Libido is next to nothing right now. Frustrating


----------



## hillaryedrn (Dec 14, 2009)

I totally understand exactly how you are feeling. My poor husband! Thank goodness he is understanding! It used to be such a struggle with me to do anything other than just lay on the couch. Getting up every morning was a monumental ordeal. Sometimes, you still might want a small adjustment to your meds if they are normal, but on the low side. Definitely worth talking to your MD about. Also, have you checked your testosterone level recently?


----------



## GD Women (Mar 5, 2007)

T3 is not always the answer, especially if your FTs states that you don't need T3. Fatigue and or depression is a T4 deficiency, not a T3.

However, would need to know your levels with Labs reference range before further comment.


----------



## CA-Lynn (Apr 29, 2010)

ARe you taking any other drugs that might be contributing to some of the symptoms you wrote of? Many drugs do impact libido and level of brain clarity.


----------



## wizard (Jun 3, 2010)

No, no other drugs.
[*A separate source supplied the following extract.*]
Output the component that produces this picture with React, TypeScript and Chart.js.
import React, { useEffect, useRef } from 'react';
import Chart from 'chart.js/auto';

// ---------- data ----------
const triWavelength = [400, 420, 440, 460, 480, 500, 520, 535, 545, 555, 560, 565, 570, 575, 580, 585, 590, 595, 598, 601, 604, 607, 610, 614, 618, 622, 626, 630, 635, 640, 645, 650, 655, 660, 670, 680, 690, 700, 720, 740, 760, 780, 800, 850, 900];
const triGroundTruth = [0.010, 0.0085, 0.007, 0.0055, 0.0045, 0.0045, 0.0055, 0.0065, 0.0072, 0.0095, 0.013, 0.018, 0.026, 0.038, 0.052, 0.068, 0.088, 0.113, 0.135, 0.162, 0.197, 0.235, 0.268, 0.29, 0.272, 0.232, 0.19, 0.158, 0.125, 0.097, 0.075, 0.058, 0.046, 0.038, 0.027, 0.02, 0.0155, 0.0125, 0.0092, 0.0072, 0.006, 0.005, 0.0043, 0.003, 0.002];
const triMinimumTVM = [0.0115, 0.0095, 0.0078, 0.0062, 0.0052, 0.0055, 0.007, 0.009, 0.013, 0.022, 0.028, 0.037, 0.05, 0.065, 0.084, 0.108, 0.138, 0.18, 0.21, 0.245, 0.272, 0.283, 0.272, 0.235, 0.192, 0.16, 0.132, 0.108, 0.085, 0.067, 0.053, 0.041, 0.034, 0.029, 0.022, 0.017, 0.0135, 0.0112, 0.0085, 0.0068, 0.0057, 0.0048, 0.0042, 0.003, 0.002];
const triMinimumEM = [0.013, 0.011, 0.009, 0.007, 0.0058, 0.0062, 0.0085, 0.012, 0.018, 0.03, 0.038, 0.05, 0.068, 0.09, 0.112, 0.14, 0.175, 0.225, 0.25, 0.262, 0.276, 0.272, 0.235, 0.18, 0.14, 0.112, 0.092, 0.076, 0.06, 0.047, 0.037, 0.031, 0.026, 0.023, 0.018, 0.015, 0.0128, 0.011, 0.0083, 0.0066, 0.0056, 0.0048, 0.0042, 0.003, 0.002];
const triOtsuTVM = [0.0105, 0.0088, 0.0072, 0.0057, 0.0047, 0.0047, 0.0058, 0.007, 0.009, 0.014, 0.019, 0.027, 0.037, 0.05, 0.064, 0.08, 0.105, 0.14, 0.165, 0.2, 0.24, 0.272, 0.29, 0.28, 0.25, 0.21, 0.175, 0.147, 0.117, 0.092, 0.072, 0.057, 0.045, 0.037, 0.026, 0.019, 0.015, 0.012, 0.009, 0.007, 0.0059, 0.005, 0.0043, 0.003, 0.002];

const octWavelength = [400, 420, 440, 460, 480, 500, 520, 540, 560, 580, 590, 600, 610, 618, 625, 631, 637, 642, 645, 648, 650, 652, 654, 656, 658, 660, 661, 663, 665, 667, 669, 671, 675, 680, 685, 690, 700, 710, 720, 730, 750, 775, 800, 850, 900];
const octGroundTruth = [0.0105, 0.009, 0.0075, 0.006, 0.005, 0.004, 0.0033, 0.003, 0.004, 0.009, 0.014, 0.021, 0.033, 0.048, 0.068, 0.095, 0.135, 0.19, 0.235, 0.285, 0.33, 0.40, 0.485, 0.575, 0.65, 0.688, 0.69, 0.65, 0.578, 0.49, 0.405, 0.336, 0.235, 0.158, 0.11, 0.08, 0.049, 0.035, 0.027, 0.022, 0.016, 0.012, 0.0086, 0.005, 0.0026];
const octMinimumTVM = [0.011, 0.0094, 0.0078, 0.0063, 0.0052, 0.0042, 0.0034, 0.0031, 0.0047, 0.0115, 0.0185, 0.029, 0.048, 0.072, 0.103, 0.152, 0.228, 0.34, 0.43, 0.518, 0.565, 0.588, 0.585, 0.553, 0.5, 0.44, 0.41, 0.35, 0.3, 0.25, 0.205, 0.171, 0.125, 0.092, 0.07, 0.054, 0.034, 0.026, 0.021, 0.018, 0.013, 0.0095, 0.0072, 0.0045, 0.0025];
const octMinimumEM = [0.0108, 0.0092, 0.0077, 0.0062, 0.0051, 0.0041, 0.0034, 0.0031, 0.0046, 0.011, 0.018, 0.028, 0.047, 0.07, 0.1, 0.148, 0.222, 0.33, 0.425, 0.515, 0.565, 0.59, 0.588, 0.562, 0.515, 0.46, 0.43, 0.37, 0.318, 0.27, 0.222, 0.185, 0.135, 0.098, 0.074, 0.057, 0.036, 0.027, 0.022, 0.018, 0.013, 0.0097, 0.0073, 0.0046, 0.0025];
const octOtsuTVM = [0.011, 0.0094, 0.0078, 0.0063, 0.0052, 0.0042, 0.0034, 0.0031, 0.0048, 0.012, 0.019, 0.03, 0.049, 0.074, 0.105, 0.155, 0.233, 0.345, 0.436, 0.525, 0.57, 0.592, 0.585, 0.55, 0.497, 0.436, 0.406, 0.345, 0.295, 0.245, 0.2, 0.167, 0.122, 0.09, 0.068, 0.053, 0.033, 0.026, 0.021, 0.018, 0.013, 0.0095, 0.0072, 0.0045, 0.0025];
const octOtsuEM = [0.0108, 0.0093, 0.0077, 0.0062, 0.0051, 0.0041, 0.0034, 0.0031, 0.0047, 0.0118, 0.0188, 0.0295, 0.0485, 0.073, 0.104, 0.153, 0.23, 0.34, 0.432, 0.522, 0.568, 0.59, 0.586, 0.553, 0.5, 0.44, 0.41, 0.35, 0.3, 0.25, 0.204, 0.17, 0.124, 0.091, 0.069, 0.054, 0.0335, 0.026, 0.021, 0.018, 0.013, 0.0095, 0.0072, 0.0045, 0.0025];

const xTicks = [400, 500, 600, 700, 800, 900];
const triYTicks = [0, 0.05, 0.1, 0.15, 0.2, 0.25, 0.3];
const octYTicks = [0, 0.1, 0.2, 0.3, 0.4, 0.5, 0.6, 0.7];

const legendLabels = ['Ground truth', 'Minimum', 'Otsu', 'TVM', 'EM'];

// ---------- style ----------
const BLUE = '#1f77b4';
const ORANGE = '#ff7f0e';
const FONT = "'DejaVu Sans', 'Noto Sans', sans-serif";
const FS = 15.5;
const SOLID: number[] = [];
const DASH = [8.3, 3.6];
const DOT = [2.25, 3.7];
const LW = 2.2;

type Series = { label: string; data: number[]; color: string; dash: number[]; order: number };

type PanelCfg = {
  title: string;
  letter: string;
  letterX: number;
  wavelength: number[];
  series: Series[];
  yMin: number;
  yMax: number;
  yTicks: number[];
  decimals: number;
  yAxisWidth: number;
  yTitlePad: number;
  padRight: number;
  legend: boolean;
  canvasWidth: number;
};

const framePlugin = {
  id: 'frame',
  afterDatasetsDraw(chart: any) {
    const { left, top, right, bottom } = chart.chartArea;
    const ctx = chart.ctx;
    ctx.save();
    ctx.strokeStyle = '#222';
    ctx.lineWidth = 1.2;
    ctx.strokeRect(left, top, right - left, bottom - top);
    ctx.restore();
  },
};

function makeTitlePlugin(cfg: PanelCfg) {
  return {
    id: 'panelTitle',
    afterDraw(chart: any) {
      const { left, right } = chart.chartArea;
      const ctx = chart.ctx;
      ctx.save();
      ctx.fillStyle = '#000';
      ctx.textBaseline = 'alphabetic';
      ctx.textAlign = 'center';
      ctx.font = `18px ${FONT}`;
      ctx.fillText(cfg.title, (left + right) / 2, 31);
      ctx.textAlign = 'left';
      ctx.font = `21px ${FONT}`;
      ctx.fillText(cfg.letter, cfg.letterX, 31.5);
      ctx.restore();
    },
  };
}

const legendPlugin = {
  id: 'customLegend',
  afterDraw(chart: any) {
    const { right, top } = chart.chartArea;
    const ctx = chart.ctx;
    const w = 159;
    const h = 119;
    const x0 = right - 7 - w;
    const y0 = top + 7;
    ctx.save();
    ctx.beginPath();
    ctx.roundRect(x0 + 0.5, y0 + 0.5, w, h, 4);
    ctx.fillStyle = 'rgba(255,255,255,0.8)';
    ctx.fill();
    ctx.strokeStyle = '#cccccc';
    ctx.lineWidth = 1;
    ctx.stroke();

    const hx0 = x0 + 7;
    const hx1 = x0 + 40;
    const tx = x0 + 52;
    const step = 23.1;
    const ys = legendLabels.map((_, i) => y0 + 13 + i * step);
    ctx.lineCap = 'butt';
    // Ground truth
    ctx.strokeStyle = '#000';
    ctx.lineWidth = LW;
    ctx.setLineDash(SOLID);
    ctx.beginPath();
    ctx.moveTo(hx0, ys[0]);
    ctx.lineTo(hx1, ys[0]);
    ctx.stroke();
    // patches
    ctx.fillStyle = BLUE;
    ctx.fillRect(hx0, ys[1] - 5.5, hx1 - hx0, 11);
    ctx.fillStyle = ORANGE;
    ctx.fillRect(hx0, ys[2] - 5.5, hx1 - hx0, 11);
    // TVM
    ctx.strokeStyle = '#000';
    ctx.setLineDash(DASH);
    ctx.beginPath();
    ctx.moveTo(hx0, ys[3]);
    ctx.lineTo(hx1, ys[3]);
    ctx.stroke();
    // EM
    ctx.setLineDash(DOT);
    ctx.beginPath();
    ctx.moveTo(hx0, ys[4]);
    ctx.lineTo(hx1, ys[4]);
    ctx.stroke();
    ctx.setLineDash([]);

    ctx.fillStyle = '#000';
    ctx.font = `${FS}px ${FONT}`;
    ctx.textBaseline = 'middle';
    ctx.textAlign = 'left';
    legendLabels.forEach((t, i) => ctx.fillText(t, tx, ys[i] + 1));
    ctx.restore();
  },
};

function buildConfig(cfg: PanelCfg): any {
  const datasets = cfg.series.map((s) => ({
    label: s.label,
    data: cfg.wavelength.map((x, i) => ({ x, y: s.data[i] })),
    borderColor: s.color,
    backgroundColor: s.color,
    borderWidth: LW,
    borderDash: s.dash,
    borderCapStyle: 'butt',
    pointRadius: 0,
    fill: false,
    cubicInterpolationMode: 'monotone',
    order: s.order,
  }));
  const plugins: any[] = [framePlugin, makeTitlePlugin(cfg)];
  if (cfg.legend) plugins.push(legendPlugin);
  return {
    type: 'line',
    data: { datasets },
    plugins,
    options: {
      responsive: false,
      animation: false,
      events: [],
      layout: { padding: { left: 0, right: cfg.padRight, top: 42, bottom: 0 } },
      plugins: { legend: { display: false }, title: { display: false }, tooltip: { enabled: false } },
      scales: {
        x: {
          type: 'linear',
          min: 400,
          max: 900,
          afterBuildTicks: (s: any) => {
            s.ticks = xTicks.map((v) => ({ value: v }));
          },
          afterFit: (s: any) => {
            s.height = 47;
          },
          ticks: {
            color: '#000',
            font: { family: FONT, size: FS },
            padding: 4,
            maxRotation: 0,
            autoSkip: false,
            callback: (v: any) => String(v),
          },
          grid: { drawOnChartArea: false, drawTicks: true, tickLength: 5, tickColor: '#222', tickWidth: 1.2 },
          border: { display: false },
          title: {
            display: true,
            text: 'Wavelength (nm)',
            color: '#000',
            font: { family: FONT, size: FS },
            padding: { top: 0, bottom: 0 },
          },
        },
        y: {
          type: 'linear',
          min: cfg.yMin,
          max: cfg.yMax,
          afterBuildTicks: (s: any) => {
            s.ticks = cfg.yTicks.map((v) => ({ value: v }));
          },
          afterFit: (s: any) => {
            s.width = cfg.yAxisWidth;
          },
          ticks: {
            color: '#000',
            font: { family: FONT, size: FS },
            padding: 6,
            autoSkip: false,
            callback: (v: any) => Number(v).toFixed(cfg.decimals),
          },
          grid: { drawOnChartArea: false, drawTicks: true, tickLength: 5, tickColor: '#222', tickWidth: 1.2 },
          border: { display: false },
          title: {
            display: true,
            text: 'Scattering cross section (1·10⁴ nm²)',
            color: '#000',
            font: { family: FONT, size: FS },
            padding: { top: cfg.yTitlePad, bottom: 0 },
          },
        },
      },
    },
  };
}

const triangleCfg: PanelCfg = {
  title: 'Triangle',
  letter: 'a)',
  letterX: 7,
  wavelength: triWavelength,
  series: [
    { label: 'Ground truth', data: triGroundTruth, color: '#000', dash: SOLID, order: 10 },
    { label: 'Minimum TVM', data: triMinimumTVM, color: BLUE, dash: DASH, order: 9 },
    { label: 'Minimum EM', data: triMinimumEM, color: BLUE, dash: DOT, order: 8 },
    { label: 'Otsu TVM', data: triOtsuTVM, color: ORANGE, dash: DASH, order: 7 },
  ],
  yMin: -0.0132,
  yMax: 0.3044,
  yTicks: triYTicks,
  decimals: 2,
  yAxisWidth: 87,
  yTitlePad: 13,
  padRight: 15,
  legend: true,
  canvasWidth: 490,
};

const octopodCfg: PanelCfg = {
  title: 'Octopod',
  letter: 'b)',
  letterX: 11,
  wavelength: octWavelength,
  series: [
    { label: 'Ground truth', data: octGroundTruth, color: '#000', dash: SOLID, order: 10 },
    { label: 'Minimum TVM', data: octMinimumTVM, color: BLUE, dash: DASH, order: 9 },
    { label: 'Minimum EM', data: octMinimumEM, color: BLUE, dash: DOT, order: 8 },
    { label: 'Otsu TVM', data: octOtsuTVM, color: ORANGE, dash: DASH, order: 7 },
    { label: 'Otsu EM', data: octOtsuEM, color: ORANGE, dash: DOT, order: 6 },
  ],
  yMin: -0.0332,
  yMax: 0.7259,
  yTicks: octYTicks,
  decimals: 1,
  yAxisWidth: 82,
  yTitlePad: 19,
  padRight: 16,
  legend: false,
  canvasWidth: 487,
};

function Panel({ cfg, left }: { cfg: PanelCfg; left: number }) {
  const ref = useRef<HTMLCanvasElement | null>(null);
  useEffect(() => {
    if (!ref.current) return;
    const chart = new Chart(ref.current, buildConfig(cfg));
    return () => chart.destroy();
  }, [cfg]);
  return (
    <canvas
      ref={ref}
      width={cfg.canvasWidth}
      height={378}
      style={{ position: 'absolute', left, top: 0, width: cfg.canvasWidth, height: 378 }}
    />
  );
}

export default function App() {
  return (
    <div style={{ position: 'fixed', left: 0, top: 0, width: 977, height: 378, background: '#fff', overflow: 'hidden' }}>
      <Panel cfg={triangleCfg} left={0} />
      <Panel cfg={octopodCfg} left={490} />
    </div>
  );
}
Just 200mcg of synthroid


----------



## wizard (Jun 3, 2010)

Test results

Free t3-298 pg/dl

Free t4- 1.3 ng/dl

tsh-.42

doc bumped my synthroid up to 225mcg from 200mcg.


----------



## GD Women (Mar 5, 2007)

Hi!

What are your Labs reference range.


----------



## wizard (Jun 3, 2010)

free t4- 1.3ng/dl range free- t4- 0.9-1.8 ng/dl

tsh 0.42 range tsh-0.4-5.5 miu/l

free t3- 298 pg/dl range free t3- 230-420 pg/dl


----------



## GD Women (Mar 5, 2007)

Just wondering why did doctor up your dose?
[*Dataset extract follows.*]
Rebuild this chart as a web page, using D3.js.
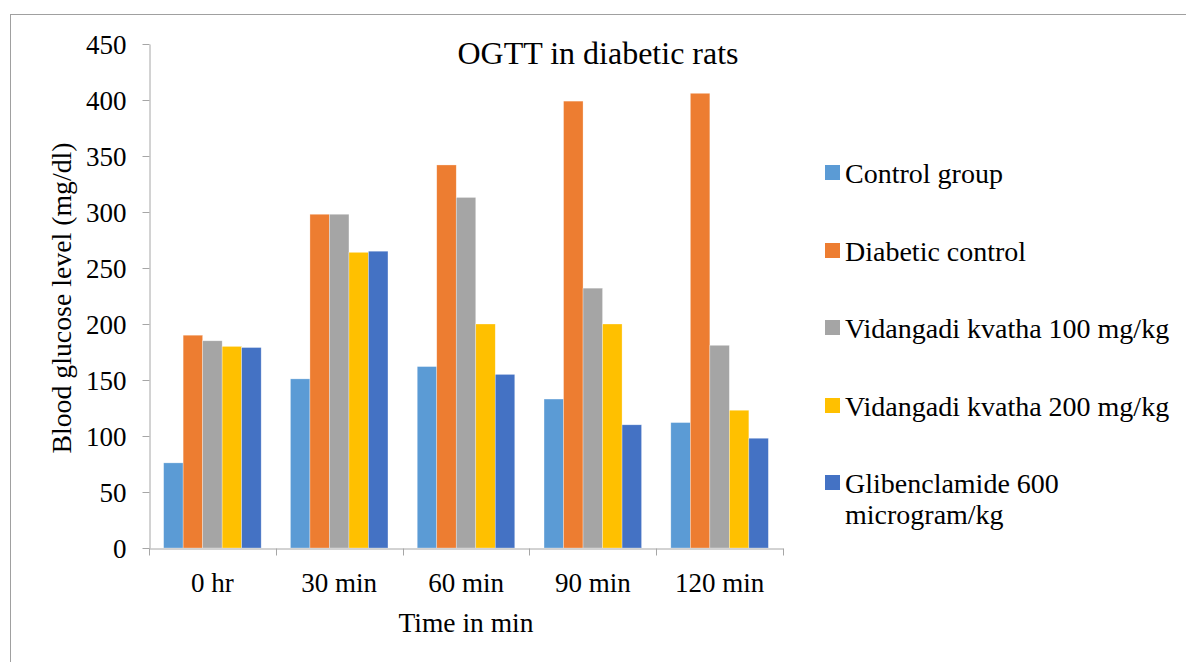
<!DOCTYPE html>
<html>
<head>
<meta charset="utf-8">
<script src="https://cdn.jsdelivr.net/npm/d3@7"></script>
<style>
  body { margin: 0; background: #fff; }
  svg { display: block; font-family: "Liberation Serif", "Times New Roman", serif; }
  .axis path, .axis line { stroke: #a6a6a6; }
  .axis text { font-size: 27px; fill: #000; font-family: "Liberation Serif", serif; }
</style>
</head>
<body>
<svg width="1186" height="662"></svg>
<script>
var categories = ["0 hr", "30 min", "60 min", "90 min", "120 min"]
var seriesNames = ["Control group", "Diabetic control", "Vidangadi kvatha 100 mg/kg", "Vidangadi kvatha 200 mg/kg", "Glibenclamide 600 microgram/kg"]
var controlGroup = [76, 151, 162, 133, 112]
var diabeticControl = [190, 298, 342, 399, 406]
var vid100 = [185, 298, 313, 232, 181]
var vid200 = [180, 264, 200, 200, 123]
var glibenclamide = [179, 265, 155, 110, 98]
var yTicks = [0, 50, 100, 150, 200, 250, 300, 350, 400, 450]
var colors = ["#5b9bd5", "#ed7d31", "#a5a5a5", "#ffc000", "#4472c4"]

var seriesValues = [controlGroup, diabeticControl, vid100, vid200, glibenclamide]

var svg = d3.select("svg")

// outer frame (only top and left edges are visible in the picture)
svg.append("rect")
    .attr("x", 10.5).attr("y", 14.5)
    .attr("width", 1300).attr("height", 800)
    .attr("fill", "none")
    .attr("stroke", "#a0a0a0")

var plotLeft = 149, plotRight = 783, plotTop = 44, plotBottom = 548

var x0 = d3.scaleBand().domain(categories).range([plotLeft, plotRight])
var x1 = d3.scaleBand().domain(seriesNames).range([0, x0.bandwidth()]).paddingOuter(0.75)
var y = d3.scaleLinear().domain([0, 450]).range([plotBottom, plotTop])

// bars
var groups = svg.append("g").selectAll("g")
    .data(categories)
  .enter().append("g")
    .attr("transform", function(d) { return "translate(" + x0(d) + ",0)" })

groups.selectAll("rect")
    .data(function(d, i) { return seriesNames.map(function(s, j) { return { s: s, v: seriesValues[j][i], c: colors[j] } }) })
  .enter().append("rect")
    .attr("x", function(d) { return x1(d.s) })
    .attr("y", function(d) { return y(d.v) })
    .attr("width", x1.bandwidth())
    .attr("height", function(d) { return y(0) - y(d.v) })
    .attr("fill", function(d) { return d.c })
    .attr("stroke", "#ffffff")
    .attr("stroke-opacity", 0.5)
    .attr("stroke-width", 0.6)

// y axis
var yAxis = svg.append("g")
    .attr("class", "axis")
    .attr("transform", "translate(" + (plotLeft + 0.5) + ",0)")
    .call(d3.axisLeft(y).tickValues(yTicks).tickSize(7).tickSizeOuter(0).tickPadding(16))
yAxis.selectAll("text").attr("dy", "0.34em")

// x axis: labels only, ticks sit between categories
var xAxis = svg.append("g")
    .attr("class", "axis")
    .attr("transform", "translate(0," + (plotBottom + 0.5) + ")")
    .call(d3.axisBottom(x0).tickSize(0).tickSizeOuter(0).tickPadding(0))
xAxis.selectAll("text").attr("dy", null).attr("y", 43)

var bounds = categories.map(function(c) { return x0(c) }).concat([plotRight])
xAxis.selectAll(".sep")
    .data(bounds)
  .enter().append("line")
    .attr("class", "sep")
    .attr("x1", function(d) { return Math.round(d) + 0.5 })
    .attr("x2", function(d) { return Math.round(d) + 0.5 })
    .attr("y1", 0).attr("y2", 7)

// titles
svg.append("text")
    .attr("x", 598).attr("y", 64)
    .attr("text-anchor", "middle")
    .style("font-size", "32px")
    .text("OGTT in diabetic rats")

svg.append("text")
    .attr("x", (plotLeft + plotRight) / 2).attr("y", 632)
    .attr("text-anchor", "middle")
    .style("font-size", "27.5px")
    .text("Time in min")

svg.append("text")
    .attr("transform", "translate(71," + 298 + ") rotate(-90)")
    .attr("text-anchor", "middle")
    .style("font-size", "27.8px")
    .text("Blood glucose level (mg/dl)")

// legend
var legendTop = [165, 243, 320, 398, 475]
var legend = svg.append("g").selectAll("g")
    .data(seriesNames)
  .enter().append("g")
    .attr("transform", function(d, i) { return "translate(825," + legendTop[i] + ")" })

legend.append("rect")
    .attr("width", 15).attr("height", 15)
    .attr("fill", function(d, i) { return colors[i] })

legend.append("text")
    .attr("x", 20)
    .style("font-size", "28px")
    .each(function(d) {
      // long names wrap onto a second line, as in the original
      var lines = d.length > 28 ? ["Glibenclamide 600", "microgram/kg"] : [d]
      var t = d3.select(this)
      lines.forEach(function(l, k) {
        t.append("tspan").attr("x", 20).attr("y", 18 + k * 31).text(l)
      })
    })
</script>
</body>
</html>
It will lower your TSH even more and raise your FT-4 even higher. Perhaps both out of Labs hyper range, causing or adding more symptoms. Adding t3 meds. will do the same thing to your TSH and FT-4. However, you don't have a conversion problem.

The theory might work, but can't help thinking something is not right and perhaps something else going on to cause your existing issue and your levels.

You just have to give it time now to actually see if meds. worked. But, if you start feeling hyper don't hesitate to call the doctor or go to ER.

Keep us informed.


----------



## wizard (Jun 3, 2010)

he said he wanted to see my t4 around 1.6


----------



## hillaryedrn (Dec 14, 2009)

I really would question that. I'm not trying to argue with your doctor, but by increasing your synthroid to raise your t4, it's going to lower your tsh even more!! GD woman is right, that is probably going to make your symptoms worse!! If you aren't careful, you are actually going to start wearing your body out. You're already in a hyper state (or dang close to it!) and upping your dose is going to put you more there. The body can only deal with so much!


----------



## wizard (Jun 3, 2010)

wonder if I should go down to 175mcg of synthroid. Lately I have have been very anxious, cant relax. I don't know. I have dropped 50 lbs in the last 6 months. ( been working out very hard and watching what I eat etc.) wonder if that fluxuation in weight would make me feel this way.


----------



## hillaryedrn (Dec 14, 2009)

I, personally, think you need to go down in your dosage, but I'm not a doctor. Can you get a second opinion? If not, maybe you can get back in with this one and voice concerns about upping your dose?


----------



## GD Women (Mar 5, 2007)

I agree with hillaryedrn.

If you are losing weight and having hyper symptoms you need to come down in med. dose and bring up your TSH. When that is achieved, the FTs can be addressed.

Another suggestion; I/doctor don't adjust meds. without two Labs taken 6 weeks apart to see if they repeat thereabouts. There could be errors in testing or other interfering factors, especially if levels are off of the norm of thyroid illness. Then sometimes a different lab may be suggested if current Lab is suspicious.

Discuss with doctor you coming down with med. dose.

Some doctors we just have to respectfully educated.


----------



## wizard (Jun 3, 2010)

I've never been hyper before. My tsh is boarderline with this lab and hyper with other ranges from different labs. How hyper do you have to be to notice symtoms? I did notice that situations that are stressfull are more stressful now. I have only had off work 3 days in the last seven months.(new biz) doesnt make things any better.


----------